Spotlight on Economics: Water Laws
By David Saxowsky, Associate Professor
NDSU Agribusiness and Applied Economics Department
Water: We often seem to have too much or not enough of this critical resource. It depends on the circumstances. Water also frequently may not have the desired quality or purity we would like.
A fundamental concept of water is the law that all water in North Dakota is owned by the state. The North Dakota constitution states that “all flowing streams and natural watercourses shall forever remain the property of the state for mining, irrigating and manufacturing purposes (North Dakota Constitution Article XI, Section 3).

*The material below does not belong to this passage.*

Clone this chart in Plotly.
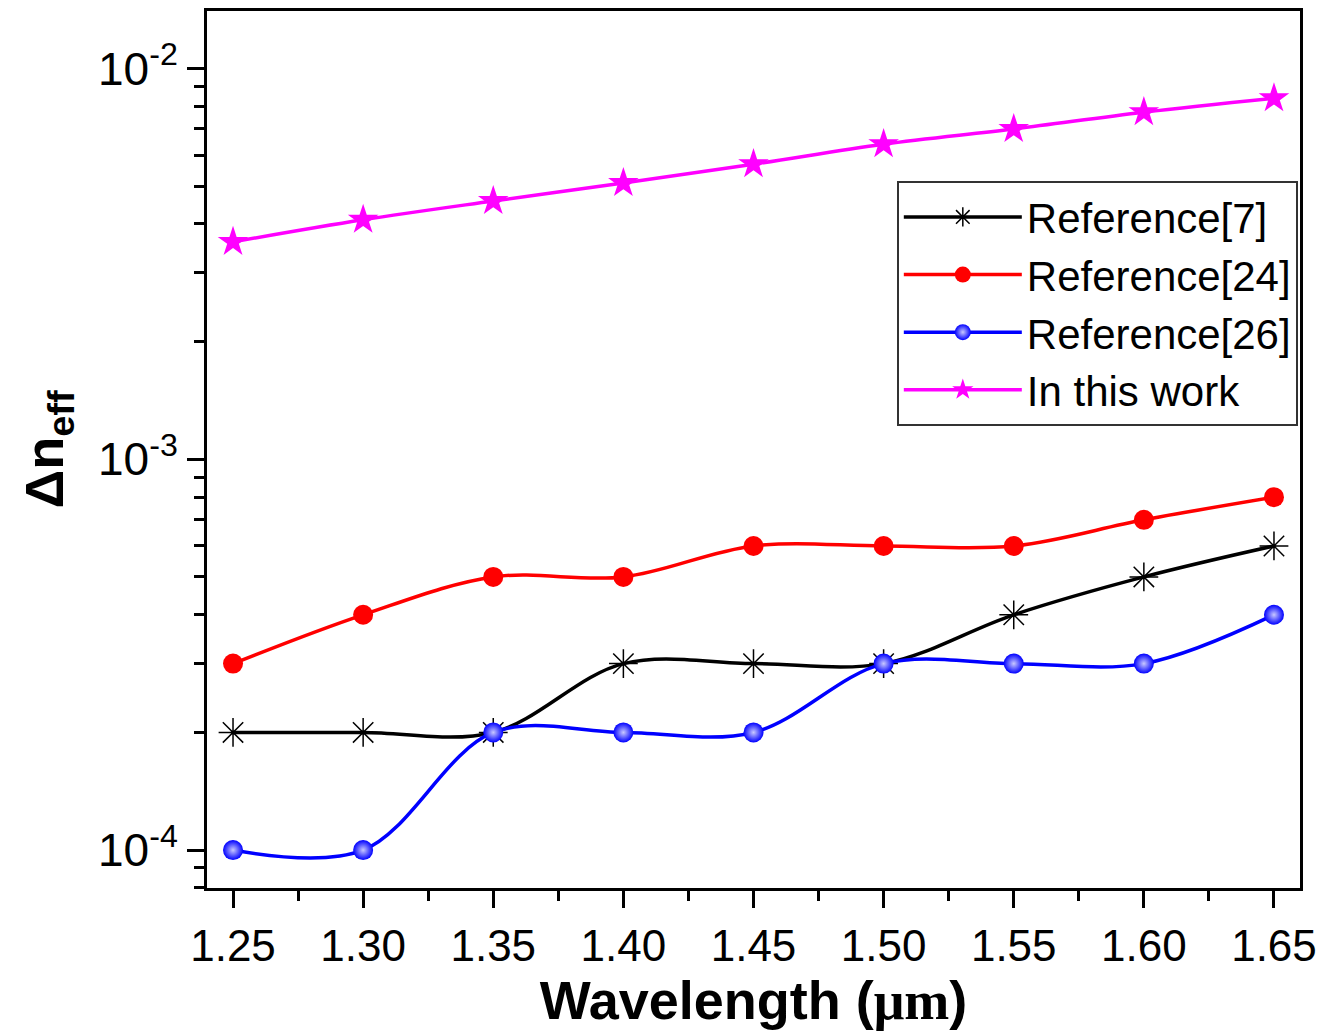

North Dakota statutory law expands on this concept by stating that “all waters within the limits of the state … belong to the public and are subject to appropriation … including waters on the surface of the earth … waters under the surface of the earth … all residual waters resulting from beneficial use … all waters artificially drained … and all waters, excluding privately owned waters (N.D.C.C. 61-01-01).” It is quite clear from state law that water belongs to the state. “Privately owned” is a narrowly interpreted exception that is beyond the scope of this brief article.
The idea that the state owns the water is common among states. A question that sometimes is posed relates to interstate water, such as the Missouri River. Is that North Dakota water? The general answer is yes. For example, when water enters North Dakota from Montana, it becomes North Dakota water. When it flows into South Dakota, it becomes South Dakota water.
We only use water with the permission of the state. This includes the water in our stock ponds for livestock, as well as the water we use for household purposes from our private well. These water uses do not require an explicit permit from the state, but the use is “only as permitted” by state law.
Other uses of water, however, require an explicit permit. For example, a permit is needed to use water for irrigation, industrial or municipal purposes. A permit also is needed to store more than 12.5 acre-feet of water, even if the water will be used for livestock purposes.
Applications for a water permit are submitted to the North Dakota State Water Commission’s state engineer. Landowners, other water users and government units near the planned water use are notified of the application and the opportunity to provide input at a public hearing. One consideration in determining whether to grant a water permit is whether “unappropriated” water is available from the water source.
People intending to use water are urged to seek the appropriate legal counsel because numerous details must be worked through. However, remember that water belongs to the state and we use the water only with the state’s permission.
In a future discussion, I will talk about disposing of undesired water.